_Task details_:
Set down the data below without change, skipping the pictures it holds.

..............................

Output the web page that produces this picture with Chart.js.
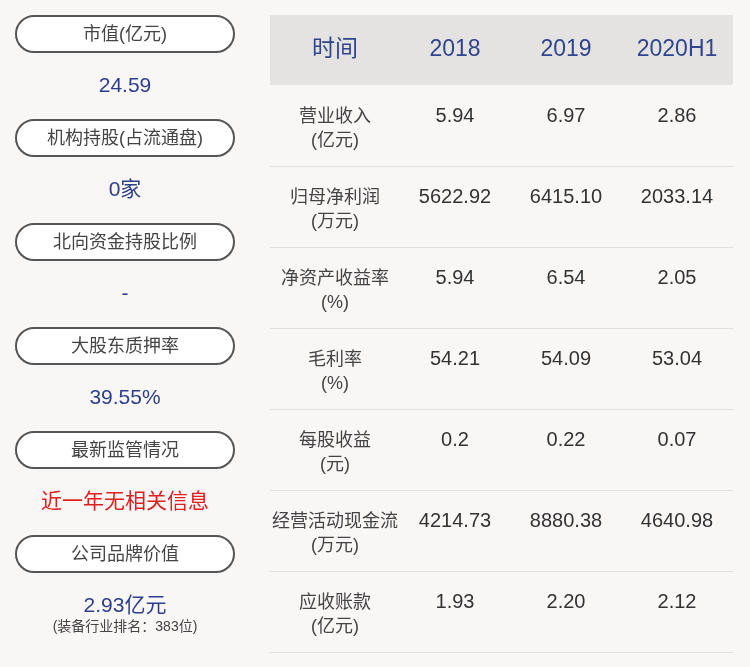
<!DOCTYPE html>
<html><head><meta charset="utf-8">
<script src="https://cdn.jsdelivr.net/npm/chart.js@4/dist/chart.umd.min.js"></script>
<style>html,body{margin:0;padding:0;background:#f9f6f6;}#w{width:750px;height:667px;}</style>
</head><body><div id="w"><canvas id="c" width="750" height="667"></canvas></div>
<script>
const leftTitles = ['市值(亿元)','机构持股(占流通盘)','北向资金持股比例','大股东质押率','最新监管情况','公司品牌价值'];
const leftValues = ['24.59','0家','-','39.55%','近一年无相关信息','2.93亿元'];
const leftNote = '(装备行业排名：383位)';
const headers = ['时间','2018','2019','2020H1'];
const rowLabels = [['营业收入','(亿元)'],['归母净利润','(万元)'],['净资产收益率','(%)'],['毛利率','(%)'],['每股收益','(元)'],['经营活动现金流','(万元)'],['应收账款','(亿元)']];
const v2018 = ['5.94','5622.92','5.94','54.21','0.2','4214.73','1.93'];
const v2019 = ['6.97','6415.10','6.54','54.09','0.22','8880.38','2.20'];
const v2020 = ['2.86','2033.14','2.05','53.04','0.07','4640.98','2.12'];
const F = '"Liberation Sans","Noto Sans CJK SC",sans-serif';
const tablePlugin = {
  id: 'tbl',
  afterDraw(chart) {
    const ctx = chart.ctx, ys = chart.scales.y, ca = chart.chartArea;
    const cols = [335, 455, 566, 677];
    ctx.save();
    ctx.textAlign = 'center'; ctx.textBaseline = 'middle';
    ctx.fillStyle = '#e5e2e2';
    ctx.fillRect(ca.left, 15, ca.right - ca.left, ca.top - 15);
    ctx.fillStyle = '#2f4590'; ctx.font = '23px ' + F;
    headers.forEach((h, i) => ctx.fillText(h, cols[i], 50));
    const step = (ys.bottom - ys.top) / rowLabels.length;
    rowLabels.forEach((lab, i) => {
      const yc = ys.getPixelForValue(i);
      const top = yc - step / 2;
      ctx.fillStyle = '#444'; ctx.font = '18px ' + F;
      ctx.fillText(lab[0], cols[0], top + 32);
      ctx.fillText(lab[1], cols[0], top + 56);
      ctx.fillStyle = '#333'; ctx.font = '20px ' + F;
      [v2018, v2019, v2020].forEach((arr, j) => ctx.fillText(arr[i], cols[j + 1], top + 31));
      ctx.strokeStyle = '#e2dede'; ctx.lineWidth = 1;
      ctx.beginPath(); ctx.moveTo(ca.left, top + step + 0.5); ctx.lineTo(ca.right, top + step + 0.5); ctx.stroke();
    });
    leftTitles.forEach((t, i) => {
      const cy = 34 + i * 104;
      const x = 16, w = 218, h = 36, r = 18;
      ctx.beginPath();
      ctx.moveTo(x + r, cy - h/2); ctx.lineTo(x + w - r, cy - h/2);
      ctx.arc(x + w - r, cy, r, -Math.PI/2, Math.PI/2);
      ctx.lineTo(x + r, cy + h/2);
      ctx.arc(x + r, cy, r, Math.PI/2, Math.PI*1.5);
      ctx.closePath();
      ctx.fillStyle = '#ffffff'; ctx.fill();
      ctx.strokeStyle = '#555'; ctx.lineWidth = 2; ctx.stroke();
      ctx.fillStyle = '#444'; ctx.font = '18px ' + F;
      ctx.fillText(t, 125, cy + 1);
      ctx.font = '21px ' + F;
      ctx.fillStyle = i === 4 ? '#e0201f' : '#2b3f8a';
      ctx.fillText(leftValues[i], 125, cy + 52);
    });
    ctx.fillStyle = '#444'; ctx.font = '14px ' + F;
    ctx.fillText(leftNote, 125, 627);
    ctx.restore();
  }
};
new Chart(document.getElementById('c'), {
  type: 'bar',
  data: { labels: rowLabels.map(r => r[0]), datasets: [{ data: [] }] },
  options: {
    responsive: false, animation: false, indexAxis: 'y',
    layout: { padding: { top: 85, bottom: 15, left: 270, right: 17 } },
    plugins: { legend: { display: false }, tooltip: { enabled: false } },
    scales: {
      y: { type: 'category', display: false, offset: true },
      x: { display: false }
    }
  },
  plugins: [tablePlugin]
});
</script></body></html>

..............................

_Result of the exercise_:
Output the web page that produces this picture with Chart.js.
<!DOCTYPE html>
<html><head><meta charset="utf-8">
<script src="https://cdn.jsdelivr.net/npm/chart.js@4/dist/chart.umd.min.js"></script>
<style>html,body{margin:0;padding:0;background:#f9f6f6;}#w{width:750px;height:667px;}</style>
</head><body><div id="w"><canvas id="c" width="750" height="667"></canvas></div>
<script>
const leftTitles = ['市值(亿元)','机构持股(占流通盘)','北向资金持股比例','大股东质押率','最新监管情况','公司品牌价值'];
const leftValues = ['24.59','0家','-','39.55%','近一年无相关信息','2.93亿元'];
const leftNote = '(装备行业排名：383位)';
const headers = ['时间','2018','2019','2020H1'];
const rowLabels = [['营业收入','(亿元)'],['归母净利润','(万元)'],['净资产收益率','(%)'],['毛利率','(%)'],['每股收益','(元)'],['经营活动现金流','(万元)'],['应收账款','(亿元)']];
const v2018 = ['5.94','5622.92','5.94','54.21','0.2','4214.73','1.93'];
const v2019 = ['6.97','6415.10','6.54','54.09','0.22','8880.38','2.20'];
const v2020 = ['2.86','2033.14','2.05','53.04','0.07','4640.98','2.12'];
const F = '"Liberation Sans","Noto Sans CJK SC",sans-serif';
const tablePlugin = {
  id: 'tbl',
  afterDraw(chart) {
    const ctx = chart.ctx, ys = chart.scales.y, ca = chart.chartArea;
    const cols = [335, 455, 566, 677];
    ctx.save();
    ctx.textAlign = 'center'; ctx.textBaseline = 'middle';
    ctx.fillStyle = '#e5e2e2';
    ctx.fillRect(ca.left, 15, ca.right - ca.left, ca.top - 15);
    ctx.fillStyle = '#2f4590'; ctx.font = '23px ' + F;
    headers.forEach((h, i) => ctx.fillText(h, cols[i], 50));
    const step = (ys.bottom - ys.top) / rowLabels.length;
    rowLabels.forEach((lab, i) => {
      const yc = ys.getPixelForValue(i);
      const top = yc - step / 2;
      ctx.fillStyle = '#444'; ctx.font = '18px ' + F;
      ctx.fillText(lab[0], cols[0], top + 32);
      ctx.fillText(lab[1], cols[0], top + 56);
      ctx.fillStyle = '#333'; ctx.font = '20px ' + F;
      [v2018, v2019, v2020].forEach((arr, j) => ctx.fillText(arr[i], cols[j + 1], top + 31));
      ctx.strokeStyle = '#e2dede'; ctx.lineWidth = 1;
      ctx.beginPath(); ctx.moveTo(ca.left, top + step + 0.5); ctx.lineTo(ca.right, top + step + 0.5); ctx.stroke();
    });
    leftTitles.forEach((t, i) => {
      const cy = 34 + i * 104;
      const x = 16, w = 218, h = 36, r = 18;
      ctx.beginPath();
      ctx.moveTo(x + r, cy - h/2); ctx.lineTo(x + w - r, cy - h/2);
      ctx.arc(x + w - r, cy, r, -Math.PI/2, Math.PI/2);
      ctx.lineTo(x + r, cy + h/2);
      ctx.arc(x + r, cy, r, Math.PI/2, Math.PI*1.5);
      ctx.closePath();
      ctx.fillStyle = '#ffffff'; ctx.fill();
      ctx.strokeStyle = '#555'; ctx.lineWidth = 2; ctx.stroke();
      ctx.fillStyle = '#444'; ctx.font = '18px ' + F;
      ctx.fillText(t, 125, cy + 1);
      ctx.font = '21px ' + F;
      ctx.fillStyle = i === 4 ? '#e0201f' : '#2b3f8a';
      ctx.fillText(leftValues[i], 125, cy + 52);
    });
    ctx.fillStyle = '#444'; ctx.font = '14px ' + F;
    ctx.fillText(leftNote, 125, 627);
    ctx.restore();
  }
};
new Chart(document.getElementById('c'), {
  type: 'bar',
  data: { labels: rowLabels.map(r => r[0]), datasets: [{ data: [] }] },
  options: {
    responsive: false, animation: false, indexAxis: 'y',
    layout: { padding: { top: 85, bottom: 15, left: 270, right: 17 } },
    plugins: { legend: { display: false }, tooltip: { enabled: false } },
    scales: {
      y: { type: 'category', display: false, offset: true },
      x: { display: false }
    }
  },
  plugins: [tablePlugin]
});
</script></body></html>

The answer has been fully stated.